O’Toole’s hired guns know a thing or two about those techniques, too. As The Guardian reported in 2019, Topham and Guerin were working as contractors at CTF Partners, a firm run by Sir Lynton Crosby (more on him in a moment) that used Facebook “to run a large-scale professional disinformation network on behalf of paying clients including major polluters, the Saudi Arabian government, anti-cycling campaigns and various foreign political campaigns.” Topham and Guerin, the reporting noted, “had oversight of dozens of these pages which sidestepped Facebook’s rules on transparent political campaigning, reaching tens of millions of people on behalf of paying clients while appearing to be grassroots independent news sources.”

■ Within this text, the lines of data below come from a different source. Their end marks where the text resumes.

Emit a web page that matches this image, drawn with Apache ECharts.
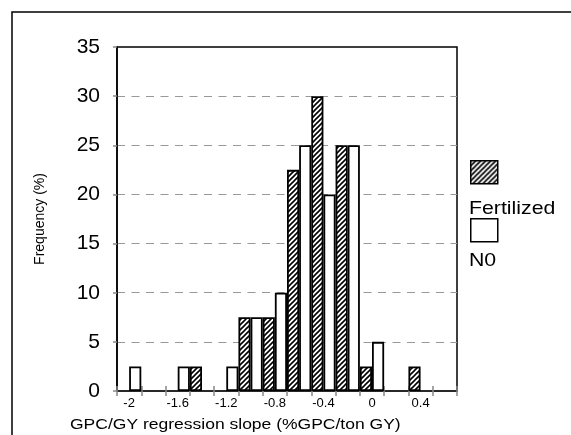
<!DOCTYPE html>
<html>
<head>
<meta charset="utf-8">
<script src="https://cdn.jsdelivr.net/npm/echarts@6/dist/echarts.min.js"></script>
<style>
  html, body { margin: 0; padding: 0; background: #fff; }
  #chart { width: 571px; height: 435px; }
</style>
</head>
<body>
<div id="chart"></div>
<script>
// Histogram of GPC/GY regression slopes, fertilized vs unfertilized (N0).
const categories = ['-2', '-1.8', '-1.6', '-1.4', '-1.2', '-1', '-0.8', '-0.6', '-0.4', '-0.2', '0', '0.2', '0.4', '0.6'];
const fertilized = [null, null, null, 2.5, null, 7.5, 7.5, 22.5, 30, 25, 2.5, null, 2.5, null];
const n0 = [2.5, null, 2.5, null, 2.5, 7.5, 10, 25, 20, 25, 5, null, null, null];
const yTicks = { min: 0, max: 35, interval: 5 };

const FONT = '"Liberation Sans", Arial, sans-serif';

// small tile of "/" hatching, used as the bar fill
function hatch() {
  const s = 5;
  const c = document.createElement('canvas');
  c.width = s; c.height = s;
  const g = c.getContext('2d');
  g.fillStyle = '#fff';
  g.fillRect(0, 0, s, s);
  g.strokeStyle = '#000';
  g.lineWidth = 1.6;
  g.beginPath();
  g.moveTo(0, s); g.lineTo(s, 0);
  g.moveTo(-1, 1); g.lineTo(1, -1);
  g.moveTo(s - 1, s + 1); g.lineTo(s + 1, s - 1);
  g.stroke();
  return { image: c, repeat: 'repeat' };
}

const chart = echarts.init(document.getElementById('chart'));
const hatchFill = hatch();

chart.setOption({
  animation: false,
  backgroundColor: '#fff',
  textStyle: { fontFamily: FONT },
  grid: {
    left: 117, top: 47, right: 114, bottom: 44,
    show: true, borderColor: '#000', borderWidth: 1.5, backgroundColor: 'transparent'
  },
  legend: [
    {
      data: ['Fertilized'], left: 470, top: 160, itemWidth: 27, itemHeight: 23, icon: 'rect',
      formatter: () => '', selectedMode: false, padding: 0,
      itemStyle: { borderColor: '#000', borderWidth: 1.5 }
    },
    {
      data: ['N0'], left: 470, top: 218, itemWidth: 27, itemHeight: 23, icon: 'rect',
      formatter: () => '', selectedMode: false, padding: 0,
      itemStyle: { borderColor: '#000', borderWidth: 1.5 }
    }
  ],
  graphic: [
    {
      type: 'rect', silent: true, z: -1,
      shape: { x: 12, y: 12, width: 620, height: 500 },
      style: { fill: 'none', stroke: '#000', lineWidth: 1.5 }
    },
    {
      type: 'text', x: 469, y: 199, scaleX: 1.12,
      style: { text: 'Fertilized', font: '19px ' + FONT, fill: '#000', verticalAlign: 'top' }
    },
    {
      type: 'text', x: 469, y: 251, scaleX: 1.12,
      style: { text: 'N0', font: '19px ' + FONT, fill: '#000', verticalAlign: 'top' }
    },
    {
      // x-axis title, drawn wide like the original
      type: 'text', x: 70, y: 418, scaleX: 1.25,
      style: { text: 'GPC/GY regression slope (%GPC/ton GY)', font: '14px ' + FONT, fill: '#000', verticalAlign: 'top' }
    }
  ],
  xAxis: [
    {
      type: 'category',
      data: categories,
      position: 'bottom',
      boundaryGap: true,
      axisLine: { lineStyle: { color: '#222', width: 1.5 } },
      axisTick: { show: true, interval: 0, length: 5, lineStyle: { color: '#888', width: 1.5 } },
      axisLabel: { interval: 1, fontSize: 13, color: '#000', margin: 6 },
      splitLine: { show: false }
    },
    {
      type: 'category',
      data: categories,
      position: 'bottom',
      boundaryGap: true,
      axisLine: { show: false },
      axisTick: { show: true, inside: true, interval: 0, length: 5, lineStyle: { color: '#888', width: 1.5 } },
      axisLabel: { show: false },
      splitLine: { show: false }
    }
  ],
  yAxis: {
    type: 'value',
    min: yTicks.min,
    max: yTicks.max,
    interval: yTicks.interval,
    name: 'Frequency (%)',
    nameLocation: 'middle',
    nameRotate: 90,
    nameGap: 70,
    nameTextStyle: { fontSize: 14, color: '#000' },
    axisLine: { show: true, lineStyle: { color: '#000', width: 1.5 } },
    axisTick: { show: true, length: 4, lineStyle: { color: '#888', width: 1.5 } },
    axisLabel: { fontSize: 21, color: '#000', margin: 17 },
    splitLine: { showMinLine: false, showMaxLine: false, lineStyle: { color: '#999', width: 1, type: [8, 6.5] } }
  },
  series: [
    {
      name: 'Fertilized',
      type: 'bar',
      data: fertilized,
      barGap: 0,
      barCategoryGap: 0,
      itemStyle: { color: hatchFill, borderColor: '#000', borderWidth: 1.8 }
    },
    {
      name: 'N0',
      type: 'bar',
      data: n0,
      barGap: 0,
      barCategoryGap: 0,
      itemStyle: { color: '#fff', borderColor: '#000', borderWidth: 1.8 }
    }
  ]
});
</script>
</body>
</html>
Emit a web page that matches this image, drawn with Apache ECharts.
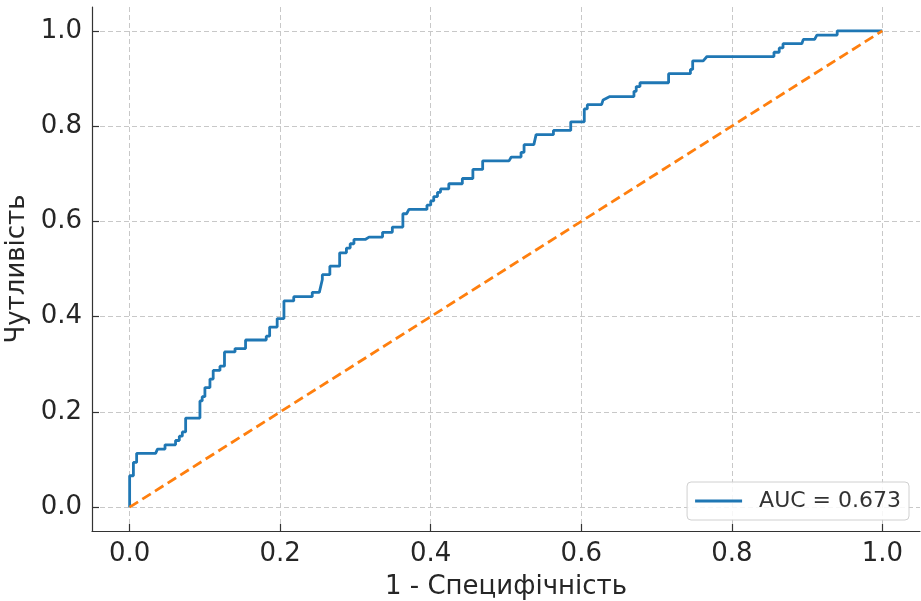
<!DOCTYPE html>
<html>
<head>
<meta charset="utf-8">
<script src="https://cdn.jsdelivr.net/npm/echarts@6/dist/echarts.min.js"></script>
<style>html,body{margin:0;padding:0;background:#fff}#c{width:921px;height:601px}</style>
</head>
<body>
<div id="c"></div>
<script>
const fpr = [0,0,0.005,0.005,0.0093,0.0093,0.0345,0.037,0.047,0.047,0.061,0.061,0.066,0.066,0.070,0.070,0.0744,0.0744,0.0934,0.0934,0.0964,0.0964,0.100,0.100,0.1067,0.1067,0.111,0.111,0.120,0.120,0.126,0.126,0.140,0.140,0.154,0.154,0.1815,0.1815,0.186,0.186,0.196,0.196,0.205,0.205,0.218,0.218,0.2426,0.2426,0.252,0.256,0.256,0.266,0.266,0.279,0.279,0.288,0.288,0.293,0.293,0.298,0.298,0.313,0.318,0.336,0.336,0.349,0.349,0.363,0.363,0.368,0.371,0.395,0.395,0.400,0.400,0.404,0.404,0.409,0.409,0.413,0.413,0.424,0.424,0.442,0.442,0.456,0.456,0.469,0.469,0.504,0.507,0.520,0.520,0.524,0.524,0.537,0.540,0.563,0.563,0.586,0.586,0.604,0.604,0.608,0.608,0.627,0.629,0.638,0.670,0.670,0.673,0.673,0.678,0.678,0.716,0.716,0.745,0.745,0.748,0.748,0.762,0.767,0.856,0.856,0.863,0.863,0.868,0.868,0.893,0.895,0.910,0.913,0.940,0.940,1.0];
const tpr = [0,0.066,0.066,0.094,0.094,0.113,0.113,0.122,0.122,0.131,0.131,0.140,0.140,0.149,0.149,0.158,0.158,0.187,0.187,0.223,0.223,0.232,0.232,0.251,0.251,0.269,0.269,0.287,0.287,0.296,0.296,0.326,0.326,0.333,0.333,0.351,0.351,0.359,0.359,0.378,0.378,0.396,0.396,0.433,0.433,0.442,0.442,0.451,0.451,0.478,0.488,0.488,0.506,0.506,0.534,0.534,0.544,0.544,0.553,0.553,0.562,0.562,0.567,0.567,0.577,0.577,0.588,0.588,0.616,0.616,0.625,0.625,0.634,0.634,0.643,0.643,0.652,0.652,0.661,0.661,0.668,0.668,0.679,0.679,0.690,0.690,0.709,0.709,0.727,0.727,0.735,0.735,0.745,0.745,0.761,0.761,0.782,0.782,0.791,0.791,0.809,0.809,0.836,0.836,0.845,0.845,0.855,0.862,0.862,0.873,0.873,0.883,0.883,0.891,0.891,0.910,0.910,0.919,0.919,0.937,0.937,0.946,0.946,0.955,0.955,0.964,0.964,0.973,0.973,0.982,0.982,0.991,0.991,1.0,1.0];
const chanceX = [0, 1];
const chanceY = [0, 1];
const ticks = [0, 0.2, 0.4, 0.6, 0.8, 1.0];
const curveName = 'AUC = 0.673';
const xTitle = '1 - Специфічність';
const yTitle = 'Чутливість';

const font = 'DejaVu Sans';
const chart = echarts.init(document.getElementById('c'), null, {renderer: 'canvas'});
function axis(name, gap, rot) {
  return {
    type: 'value', min: -0.05, max: 1.05,
    name: name, nameLocation: 'middle', nameGap: gap, nameRotate: rot,
    nameTextStyle: {fontFamily: font, fontSize: 26, color: '#262626'},
    axisLine: {show: true, onZero: false, lineStyle: {color: '#333', width: 1.2}},
    axisTick: {show: true, inside: true, length: 7, customValues: ticks, lineStyle: {color: '#333', width: 1.2}},
    axisLabel: {customValues: ticks, fontFamily: font, fontSize: 26, color: '#262626', margin: 10,
      formatter: v => v.toFixed(1)},
    splitLine: {show: true, lineStyle: {color: '#c8c8c8', type: [5, 3], width: 1}}
  };
}
chart.setOption({
  animation: false,
  backgroundColor: '#fff',
  grid: {left: 92, right: 1, top: 7, bottom: 70, containLabel: false, outerBoundsMode: 'none'},
  xAxis: axis(xTitle, 43, 0),
  yAxis: axis(yTitle, 60, 90),
  legend: {
    data: [curveName], right: 12, bottom: 81,
    orient: 'vertical',
    padding: [8, 8, 8, 8],
    borderColor: '#d0d0d0', borderWidth: 1, borderRadius: 4, backgroundColor: 'rgba(255,255,255,0.85)',
    icon: 'rect', itemWidth: 47, itemHeight: 3, itemGap: 6,
    textStyle: {fontFamily: font, fontSize: 22, color: '#333', padding: [0, 0, 0, 12]}
  },
  series: [
    {
      name: curveName, type: 'line', symbol: 'none',
      data: fpr.map((x, i) => [x, tpr[i]]),
      lineStyle: {color: '#1f77b4', width: 2.8}, itemStyle: {color: '#1f77b4'}, z: 3
    },
    {
      name: 'chance', type: 'line', symbol: 'none',
      data: chanceX.map((x, i) => [x, chanceY[i]]),
      lineStyle: {color: '#ff7f0e', width: 2.8, type: [10, 5]}, itemStyle: {color: '#ff7f0e'}, z: 4
    }
  ]
});
</script>
</body>
</html>
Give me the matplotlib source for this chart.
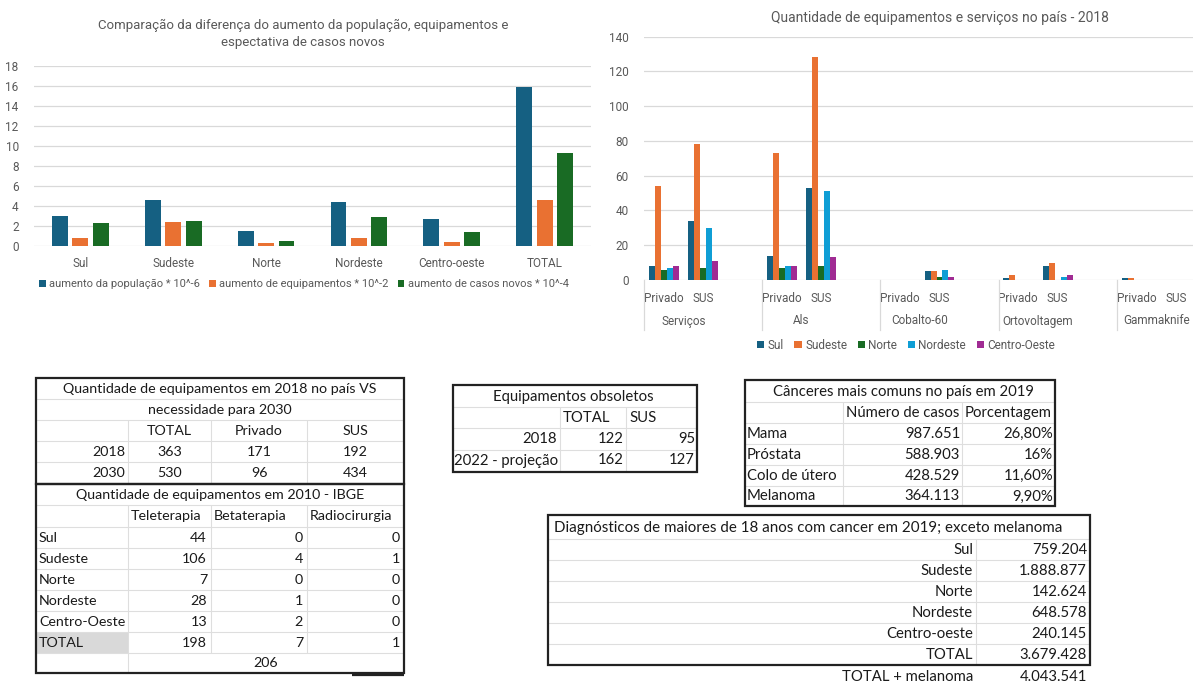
import matplotlib
matplotlib.use('Agg')
import matplotlib.pyplot as plt
import matplotlib.transforms as mtransforms
from matplotlib.patches import Rectangle
import numpy as np

# --- aumento por região (gráfico da esquerda) ---
regioes = ['Sul', 'Sudeste', 'Norte', 'Nordeste', 'Centro-oeste', 'TOTAL']
aumento_populacao = [3.0, 4.55, 1.5, 4.38, 2.7, 15.9]
aumento_equipamentos = [0.83, 2.4, 0.3, 0.77, 0.4, 4.55]
aumento_casos = [2.33, 2.5, 0.47, 2.9, 1.4, 9.35]

# --- equipamentos e serviços 2018 (gráfico da direita) ---
grupos = ['Serviços', 'Als', 'Cobalto-60', 'Ortovoltagem', 'Gammaknife']
subgrupos = ['Privado', 'SUS']
regioes_eq = ['Sul', 'Sudeste', 'Norte', 'Nordeste', 'Centro-Oeste']
eq_sul = [8, 34, 14, 53, 0, 5, 1, 8, 1, 0]
eq_sudeste = [54, 78, 73, 128, 0, 5, 3, 10, 1, 0]
eq_norte = [6, 7, 7, 8, 0, 2, 0, 0, 0, 0]
eq_nordeste = [7, 30, 8, 51, 0, 6, 0, 2, 0, 0]
eq_centro_oeste = [8, 11, 8, 13, 0, 2, 0, 3, 0, 0]

# --- tabelas ---
t1_cols = ['TOTAL', 'Privado', 'SUS']
t1_anos = ['2018', '2030']
t1_vals = [[363, 171, 192], [530, 96, 434]]

t2_cols = ['Teleterapia', 'Betaterapia', 'Radiocirurgia']
t2_regioes = ['Sul', 'Sudeste', 'Norte', 'Nordeste', 'Centro-Oeste', 'TOTAL']
teleterapia = [44, 106, 7, 28, 13, 198]
betaterapia = [0, 4, 0, 1, 2, 7]
radiocirurgia = [0, 1, 0, 0, 0, 1]
t2_total = 206

obs_anos = ['2018', '2022 - projeção']
obs_total = [122, 162]
obs_sus = [95, 127]

canceres = ['Mama', 'Próstata', 'Colo de útero', 'Melanoma']
casos = [987651, 588903, 428529, 364113]
porcentagem = ['26,80%', '16%', '11,60%', '9,90%']

diag_regioes = ['Sul', 'Sudeste', 'Norte', 'Nordeste', 'Centro-oeste', 'TOTAL']
diagnosticos = [759204, 1888877, 142624, 648578, 240145, 3679428]
total_melanoma = 4043541

C_BLUE, C_ORANGE, C_GREEN = '#156082', '#E97132', '#196B24'
C_LBLUE, C_PURPLE = '#0F9ED5', '#A02B93'
GRAY_TXT = '#595959'
GRID = '#d9d9d9'
TXT = '#1a1a1a'
CHART_FONT = 'Roboto'
TABLE_FONT = 'Lato'

W, H = 1193, 683
fig = plt.figure(figsize=(W / 100, H / 100), dpi=100)
fig.patch.set_facecolor('white')

# overlay in pixel coordinates for the spreadsheet tables
ov = fig.add_axes([0, 0, 1, 1])
ov.set_xlim(0, W)
ov.set_ylim(H, 0)
ov.axis('off')


def px_axes(left, top, right, bottom):
    return fig.add_axes([left / W, 1 - bottom / H, (right - left) / W, (bottom - top) / H])


def fmt_br(v):
    return f'{v:,}'.replace(',', '.')


def style_chart(ax):
    for s in ax.spines.values():
        s.set_visible(False)
    ax.set_axisbelow(True)
    ax.yaxis.grid(True, color=GRID, lw=0.9)
    ax.tick_params(length=0, colors=GRAY_TXT, labelsize=8.5)
    for lbl in ax.get_xticklabels() + ax.get_yticklabels():
        lbl.set_fontfamily(CHART_FONT)


# ---------- left chart ----------
ax1 = px_axes(34, 66, 591, 246)
x = np.arange(len(regioes))
bw = 0.172
ax1.bar(x - 0.22, aumento_populacao, bw, color=C_BLUE, label='aumento da população * 10^-6')
ax1.bar(x, aumento_equipamentos, bw, color=C_ORANGE, label='aumento de equipamentos * 10^-2')
ax1.bar(x + 0.22, aumento_casos, bw, color=C_GREEN, label='aumento de casos novos * 10^-4')
ax1.set_xlim(-0.5, len(regioes) - 0.5)
ax1.set_ylim(0, 18)
ax1.set_yticks(range(0, 19, 2))
ax1.set_xticks(x)
ax1.set_xticklabels(regioes)
style_chart(ax1)
ax1.tick_params(axis='y', pad=11)
ax1.tick_params(axis='x', pad=8)
fig.text(303 / W, 1 - 34 / H,
         'Comparação da diferença do aumento da população, equipamentos e\nespectativa de casos novos',
         ha='center', va='center', fontsize=9.5, color=GRAY_TXT, family=CHART_FONT, linespacing=1.35)
fig.legend(*ax1.get_legend_handles_labels(), loc='center', bbox_to_anchor=(304 / W, 1 - 284 / H),
           ncol=3, frameon=False, handlelength=0.6, handleheight=0.6,
           handletextpad=0.3, columnspacing=0.8, labelcolor=GRAY_TXT, prop={'family': CHART_FONT, 'size': 8})

# ---------- right chart ----------
ax2 = px_axes(644, 36.5, 1235, 280)
n_slots = 3 * len(grupos)
cat_pos = np.array([3 * g + s for g in range(len(grupos)) for s in range(len(subgrupos))])
series = [eq_sul, eq_sudeste, eq_norte, eq_nordeste, eq_centro_oeste]
colors = [C_BLUE, C_ORANGE, C_GREEN, C_LBLUE, C_PURPLE]
bw2 = 0.152
for i, (vals, col, name) in enumerate(zip(series, colors, regioes_eq)):
    ax2.bar(cat_pos + (i - 2) * bw2, vals, bw2, color=col, label=name)
ax2.set_xlim(-0.5, n_slots - 0.5)
ax2.set_ylim(0, 140)
ax2.set_yticks(range(0, 141, 20))
ax2.set_xticks(cat_pos)
ax2.set_xticklabels(subgrupos * len(grupos))
style_chart(ax2)
ax2.tick_params(axis='y', pad=11)
ax2.tick_params(axis='x', pad=9)
blend = mtransforms.blended_transform_factory(ax2.transData, ax2.transAxes)
ax_h = 280 - 36.5
for g in range(len(grupos) + 1):
    xb = 3 * g - 0.5
    ax2.plot([xb, xb], [0, -50 / ax_h], transform=blend, color=GRID, lw=0.9, clip_on=False)
for g, name in enumerate(grupos):
    ax2.text(3 * g + 0.5, -41 / ax_h, name, transform=blend, ha='center', va='center',
             fontsize=8.5, color=GRAY_TXT, family=CHART_FONT)
fig.text(940 / W, 1 - 18 / H, 'Quantidade de equipamentos e serviços no país - 2018',
         ha='center', va='center', fontsize=10, color=GRAY_TXT, family=CHART_FONT)
fig.legend(*ax2.get_legend_handles_labels(), loc='center', bbox_to_anchor=(906 / W, 1 - 345 / H),
           ncol=5, frameon=False, handlelength=0.6, handleheight=0.6,
           handletextpad=0.3, columnspacing=0.9, labelcolor=GRAY_TXT, prop={'family': CHART_FONT, 'size': 8.5})

# ---------- tables ----------
FS = 10.7


def txt(xp, yp, s, ha='left', fs=None):
    ov.text(xp, yp, s, ha=ha, va='center', fontsize=fs or FS, color=TXT, family=TABLE_FONT)


def hline(x0, x1, y, thick=False):
    ov.plot([x0, x1], [y, y], color='#222222' if thick else '#dedede', lw=1.6 if thick else 0.8,
            solid_capstyle='butt', zorder=3 if thick else 1)


def vline(xp, y0, y1, thick=False):
    ov.plot([xp, xp], [y0, y1], color='#222222' if thick else '#dedede', lw=1.6 if thick else 0.8,
            solid_capstyle='butt', zorder=3 if thick else 1)


def box(x0, y0, x1, y1):
    ov.add_patch(Rectangle((x0, y0), x1 - x0, y1 - y0, fill=False, ec='#222222', lw=1.6, zorder=3))


# table 1: 2018 vs 2030
FS1 = 10.3
cx = [36, 128, 211, 307, 404]
ry = [378, 399, 420, 441, 462, 484]
for y in ry[2:-1]:
    hline(cx[0], cx[-1], y)
hline(cx[0], cx[-1], ry[1])
for xv in cx[1:-1]:
    vline(xv, ry[2], ry[-1])
box(cx[0], ry[0], cx[-1], ry[-1])
txt(220, 389, 'Quantidade de equipamentos em 2018 no país VS', ha='center', fs=FS1)
txt(220, 410, 'necessidade para 2030', ha='center', fs=FS1)
for j, c in enumerate(t1_cols):
    txt((cx[j + 1] + cx[j + 2]) / 2, 431, c, ha='center', fs=FS1)
for i, ano in enumerate(t1_anos):
    yy = 452 + 21 * i
    txt(cx[1] - 3, yy, ano, ha='right', fs=FS1)
    for j, v in enumerate(t1_vals[i]):
        txt((cx[j + 1] + cx[j + 2]) / 2, yy, str(v), ha='center', fs=FS1)

# table 2: IBGE 2010
ry2 = [484, 505, 527, 548, 569, 590, 611, 632, 653, 673]
ov.add_patch(Rectangle((cx[0], ry2[7]), cx[1] - cx[0], ry2[8] - ry2[7], color='#d9d9d9', lw=0, zorder=0))
for y in ry2[1:-1]:
    hline(cx[0], cx[-1], y)
for xv in cx[1:-1]:
    vline(xv, ry2[1], ry2[8])
vline(cx[1], ry2[8], ry2[9])
box(cx[0], ry2[0], cx[-1], ry2[-1])
hline(352, 404, 675, thick=True)
txt(220, 495, 'Quantidade de equipamentos em 2010 - IBGE', ha='center', fs=FS1)
for j, c in enumerate(t2_cols):
    txt(cx[j + 1] + 3, 516, c, fs=FS1)
for i, reg in enumerate(t2_regioes):
    yy = 538 + 21 * i
    txt(cx[0] + 3, yy, reg, fs=FS1)
    for j, v in enumerate([teleterapia[i], betaterapia[i], radiocirurgia[i]]):
        txt(cx[j + 2] - 4, yy, str(v), ha='right', fs=FS1)
txt((cx[1] + cx[-1]) / 2, 663, str(t2_total), ha='center', fs=FS1)

# table 3: equipamentos obsoletos
cx3 = [453, 560, 626, 697]
ry3 = [385, 407, 428, 450, 472]
for y in ry3[1:-1]:
    hline(cx3[0], cx3[-1], y)
for xv in cx3[1:-1]:
    vline(xv, ry3[1], ry3[-1])
box(cx3[0], ry3[0], cx3[-1], ry3[-1])
txt(573, 397, 'Equipamentos obsoletos', ha='center')
txt(cx3[1] + 3, 418, 'TOTAL')
txt(cx3[2] + 3, 418, 'SUS')
for i, ano in enumerate(obs_anos):
    yy = 439 + 21.5 * i
    txt(cx3[1] - 3 if i == 0 else cx3[0] + 1, yy, ano, ha='right' if i == 0 else 'left')
    txt(cx3[2] - 2, yy, str(obs_total[i]), ha='right')
    txt(cx3[3] - 2, yy, str(obs_sus[i]), ha='right')

# table 4: cânceres mais comuns
cx4 = [745, 843, 962, 1055]
ry4 = [380, 402, 423, 444, 465, 486, 506]
for y in ry4[1:-1]:
    hline(cx4[0], cx4[-1], y)
for xv in cx4[1:-1]:
    vline(xv, ry4[1], ry4[-1])
box(cx4[0], ry4[0], cx4[-1], ry4[-1])
txt(903, 392, 'Cânceres mais comuns no país em 2019', ha='center')
txt(cx4[1] + 3, 413, 'Número de casos')
txt(cx4[2] + 3, 413, 'Porcentagem')
for i, nome in enumerate(canceres):
    yy = 434 + 20.8 * i
    txt(cx4[0] + 2, yy, nome)
    txt(cx4[2] - 2, yy, fmt_br(casos[i]), ha='right')
    txt(cx4[3] - 2, yy, porcentagem[i], ha='right')

# table 5: diagnósticos 2019
cx5 = [548, 976, 1090]
ry5 = [515, 539, 560, 581, 602, 623, 644, 665]
for y in ry5[1:-1]:
    hline(cx5[0], cx5[-1], y)
vline(cx5[1], ry5[1], ry5[-1])
box(cx5[0], ry5[0], cx5[-1], ry5[-1])
txt(808, 528, 'Diagnósticos de maiores de 18 anos com cancer em 2019; exceto melanoma', ha='center', fs=10.9)
for i, reg in enumerate(diag_regioes):
    yy = 550 + 21 * i
    txt(cx5[1] - 3, yy, reg, ha='right')
    txt(cx5[2] - 3, yy, fmt_br(diagnosticos[i]), ha='right')
txt(cx5[1] - 3, 677, 'TOTAL + melanoma', ha='right')
txt(cx5[2] - 3, 677, fmt_br(total_melanoma), ha='right')

fig.savefig('out.png', dpi=100, facecolor='white')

But Canada isn’t the United Kingdom or Australia, and the messages and narratives that work over there don’t necessarily resonate here. Ironically, that was one of the lessons from the 2015 election, when Stephen Harper summoned the aforementioned Sir Lynton Crosby to help his flagging campaign — and ended up getting drubbed out of office. As the Toronto Star’s Stephanie Levitz and Alex Boutilier wrote back in May, “Johnson was able to win a minority in 2019 by targeting post-industrial towns with very similar demographics — but does a working class voter in Truro, N.S. share all that much in common with one in Surrey, B.C.?”
There’s also the fact the Murdoch family doesn’t have an iron grip on Canada’s media market the way it does in Australia and the United Kingdom. In those countries, the most powerful print and broadcast media organizations help socialize and validate the narratives that conservative meme warriors deploy on social media.
But in Canada, where Sun Media is little more than a bad memory, that’s far more difficult to do. And while conservatives here have clearly decided to use dubious online outlets like the Post Millennial and True North (which was given the first question of the campaign by O’Toole’s team) to fill that role, it’s not at all clear they have the reach or credibility to get it done.
Finally, a growing (if limited) body of evidence suggests the sorts of political memes being deployed by the Conservative Party of Canada only serve to reinforce people’s preconceptions — not change their minds. In a recent paper, titled “Meme Campaigning: The Effects of Political Campaign Memes on Canadian Voters,” recent master's graduate Amy Vachon-Chabot noted that “there was a very low percentage of voters who said they would ‘like’ or ‘share’ political memes on social media.”
All that said, it would be dangerous to write O’Toole off completely here. He won the CPC leadership by combining meme warfare with deep data analysis, and while his campaign has gotten off to a very rocky start, the memory of Donald Trump’s 2016 victory should still be in our collective memory. What looks like a bad campaign to some could still be resonant and motivating to others. If nothing else, this election will show whether the dark arts being deployed by the federal Conservatives actually work in Canada. And if they do, well, we may have an even bigger problem on our hands.